Pierre-Yves Verkindt, professeur émérite à l’École de droit de la Sorbonne
(1) Dir. 89/391/CEE du Conseil, considérant n° 13.
(2) www.travail.gouv.fr mise à jour le 20 mars 2020, consulté le 23 mars 2020.
(3) Et qui requiert aujourd’hui et plus encore demain une réflexion sur ce que nous voulons faire de nos sociétés et sur les dogmes économiques que nous avons acceptés par conviction ou par paresse
( V. la remarquable analyse d’A. Supiot (« Seul le choc avec le réel peut réveiller d’un sommeil dogmatique. » (22 mars 2020) www.alternatives-economiques.fr).
(4) CE, 12 juin 1987, Dr. soc. 1987, p. 654 et Cass. soc., 28 mai 2008, n° 07-15.744 , Bull. civ. V, n° 120 ( pas d’exigence d’une consignation écrite ).
(5) Pour un exemple, voir arrêté du 15 mars 2001 pour la fonction publique territoriale (sapeurs-pompiers, policiers municipaux). On relèvera néanmoins l’existence de procédures de signalement auprès des autorités hiérarchiques.
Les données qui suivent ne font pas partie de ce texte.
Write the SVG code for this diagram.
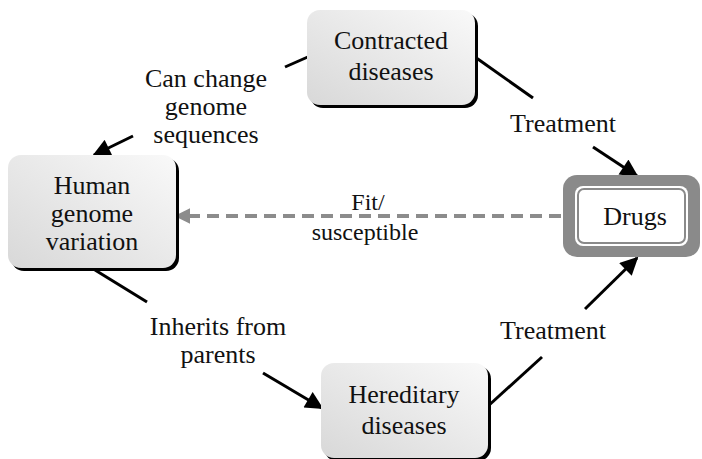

(6) L’article L. 8241-2, alinéa 2 relatif aux opérations de prêt de main d’œuvre à but non lucratif rend applicable à ces opérations l’article L. 1251-21 du Code du travail.
(7) CE , 4 déc. 1987, n° 74-679 ; Cass. soc., 2 mars 2010, n° 08-45.086 ; 28 mai 2008, n° 07-15.745, Bull. civ. V, n° 120.
(8) Cass. soc., 2 mars 2010, n° 08-45.086 (la décision est restée totalement isolée).
(9) Le caractère imminent du danger est réel dans le cas présent, nous sommes loin de la jurisprudence sur les risques d’altération de l’audition par le bruit.
(10) Cass. soc., 20 mars 1996, n° 93-40. 111.
(11) Il va sans dire que la pose d’une affiche sur les gestes barrières n’est pas une mesure de protection.